• [COLLECTED DATA]:
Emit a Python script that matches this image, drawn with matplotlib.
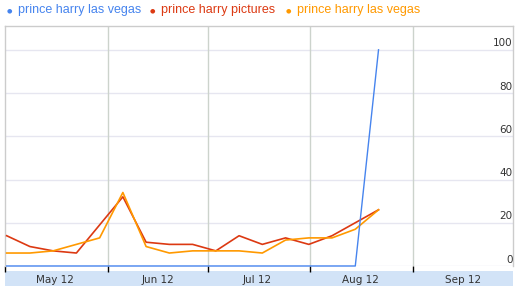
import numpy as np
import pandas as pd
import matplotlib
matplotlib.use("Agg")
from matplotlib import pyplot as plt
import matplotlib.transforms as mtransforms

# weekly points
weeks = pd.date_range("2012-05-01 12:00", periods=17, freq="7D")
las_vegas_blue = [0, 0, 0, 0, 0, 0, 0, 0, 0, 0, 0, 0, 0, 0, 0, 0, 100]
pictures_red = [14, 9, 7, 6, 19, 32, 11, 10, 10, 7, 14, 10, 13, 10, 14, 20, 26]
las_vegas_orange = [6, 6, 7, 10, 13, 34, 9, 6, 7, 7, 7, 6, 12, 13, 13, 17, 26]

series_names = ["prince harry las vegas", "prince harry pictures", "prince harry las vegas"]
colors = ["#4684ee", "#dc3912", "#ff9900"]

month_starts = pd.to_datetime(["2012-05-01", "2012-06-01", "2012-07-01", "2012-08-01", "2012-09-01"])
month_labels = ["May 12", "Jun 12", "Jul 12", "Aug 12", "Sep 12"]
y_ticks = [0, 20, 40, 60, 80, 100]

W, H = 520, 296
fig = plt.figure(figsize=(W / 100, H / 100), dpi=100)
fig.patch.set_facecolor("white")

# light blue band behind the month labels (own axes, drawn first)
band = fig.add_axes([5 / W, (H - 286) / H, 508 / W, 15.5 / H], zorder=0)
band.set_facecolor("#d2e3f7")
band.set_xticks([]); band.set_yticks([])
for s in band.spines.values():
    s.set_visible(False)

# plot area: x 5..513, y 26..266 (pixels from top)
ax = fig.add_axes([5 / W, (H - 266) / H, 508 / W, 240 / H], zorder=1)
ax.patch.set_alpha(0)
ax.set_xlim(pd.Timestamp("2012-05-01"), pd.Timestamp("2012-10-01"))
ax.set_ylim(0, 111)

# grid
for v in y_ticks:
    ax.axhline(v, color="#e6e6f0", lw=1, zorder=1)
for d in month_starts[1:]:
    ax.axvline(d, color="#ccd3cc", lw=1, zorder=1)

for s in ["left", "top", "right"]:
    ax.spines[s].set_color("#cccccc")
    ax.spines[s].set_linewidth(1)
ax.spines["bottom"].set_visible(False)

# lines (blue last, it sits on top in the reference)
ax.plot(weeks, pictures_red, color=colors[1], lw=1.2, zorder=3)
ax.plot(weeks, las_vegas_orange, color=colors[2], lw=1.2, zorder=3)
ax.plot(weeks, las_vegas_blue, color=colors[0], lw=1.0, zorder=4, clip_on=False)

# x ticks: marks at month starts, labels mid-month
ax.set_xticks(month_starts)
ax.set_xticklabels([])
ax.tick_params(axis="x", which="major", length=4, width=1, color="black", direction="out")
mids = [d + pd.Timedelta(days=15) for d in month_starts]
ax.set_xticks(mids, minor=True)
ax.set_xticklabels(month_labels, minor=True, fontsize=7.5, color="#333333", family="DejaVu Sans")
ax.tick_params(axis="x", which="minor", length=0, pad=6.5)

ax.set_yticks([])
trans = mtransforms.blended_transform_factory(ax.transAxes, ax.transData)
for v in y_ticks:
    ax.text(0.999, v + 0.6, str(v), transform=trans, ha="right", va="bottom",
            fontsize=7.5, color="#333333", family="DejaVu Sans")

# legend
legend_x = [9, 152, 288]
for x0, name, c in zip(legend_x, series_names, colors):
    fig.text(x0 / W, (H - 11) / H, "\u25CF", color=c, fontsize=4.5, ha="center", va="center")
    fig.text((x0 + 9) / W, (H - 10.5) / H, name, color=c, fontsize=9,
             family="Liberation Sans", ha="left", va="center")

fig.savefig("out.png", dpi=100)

• [SET TASK]: Copy out every line of the material above exactly, skipping the pictures.

• [PROBLEM SOLUTION]:
Emit a Python script that matches this image, drawn with matplotlib.
import numpy as np
import pandas as pd
import matplotlib
matplotlib.use("Agg")
from matplotlib import pyplot as plt
import matplotlib.transforms as mtransforms

# weekly points
weeks = pd.date_range("2012-05-01 12:00", periods=17, freq="7D")
las_vegas_blue = [0, 0, 0, 0, 0, 0, 0, 0, 0, 0, 0, 0, 0, 0, 0, 0, 100]
pictures_red = [14, 9, 7, 6, 19, 32, 11, 10, 10, 7, 14, 10, 13, 10, 14, 20, 26]
las_vegas_orange = [6, 6, 7, 10, 13, 34, 9, 6, 7, 7, 7, 6, 12, 13, 13, 17, 26]

series_names = ["prince harry las vegas", "prince harry pictures", "prince harry las vegas"]
colors = ["#4684ee", "#dc3912", "#ff9900"]

month_starts = pd.to_datetime(["2012-05-01", "2012-06-01", "2012-07-01", "2012-08-01", "2012-09-01"])
month_labels = ["May 12", "Jun 12", "Jul 12", "Aug 12", "Sep 12"]
y_ticks = [0, 20, 40, 60, 80, 100]

W, H = 520, 296
fig = plt.figure(figsize=(W / 100, H / 100), dpi=100)
fig.patch.set_facecolor("white")

# light blue band behind the month labels (own axes, drawn first)
band = fig.add_axes([5 / W, (H - 286) / H, 508 / W, 15.5 / H], zorder=0)
band.set_facecolor("#d2e3f7")
band.set_xticks([]); band.set_yticks([])
for s in band.spines.values():
    s.set_visible(False)

# plot area: x 5..513, y 26..266 (pixels from top)
ax = fig.add_axes([5 / W, (H - 266) / H, 508 / W, 240 / H], zorder=1)
ax.patch.set_alpha(0)
ax.set_xlim(pd.Timestamp("2012-05-01"), pd.Timestamp("2012-10-01"))
ax.set_ylim(0, 111)

# grid
for v in y_ticks:
    ax.axhline(v, color="#e6e6f0", lw=1, zorder=1)
for d in month_starts[1:]:
    ax.axvline(d, color="#ccd3cc", lw=1, zorder=1)

for s in ["left", "top", "right"]:
    ax.spines[s].set_color("#cccccc")
    ax.spines[s].set_linewidth(1)
ax.spines["bottom"].set_visible(False)

# lines (blue last, it sits on top in the reference)
ax.plot(weeks, pictures_red, color=colors[1], lw=1.2, zorder=3)
ax.plot(weeks, las_vegas_orange, color=colors[2], lw=1.2, zorder=3)
ax.plot(weeks, las_vegas_blue, color=colors[0], lw=1.0, zorder=4, clip_on=False)

# x ticks: marks at month starts, labels mid-month
ax.set_xticks(month_starts)
ax.set_xticklabels([])
ax.tick_params(axis="x", which="major", length=4, width=1, color="black", direction="out")
mids = [d + pd.Timedelta(days=15) for d in month_starts]
ax.set_xticks(mids, minor=True)
ax.set_xticklabels(month_labels, minor=True, fontsize=7.5, color="#333333", family="DejaVu Sans")
ax.tick_params(axis="x", which="minor", length=0, pad=6.5)

ax.set_yticks([])
trans = mtransforms.blended_transform_factory(ax.transAxes, ax.transData)
for v in y_ticks:
    ax.text(0.999, v + 0.6, str(v), transform=trans, ha="right", va="bottom",
            fontsize=7.5, color="#333333", family="DejaVu Sans")

# legend
legend_x = [9, 152, 288]
for x0, name, c in zip(legend_x, series_names, colors):
    fig.text(x0 / W, (H - 11) / H, "\u25CF", color=c, fontsize=4.5, ha="center", va="center")
    fig.text((x0 + 9) / W, (H - 10.5) / H, name, color=c, fontsize=9,
             family="Liberation Sans", ha="left", va="center")

fig.savefig("out.png", dpi=100)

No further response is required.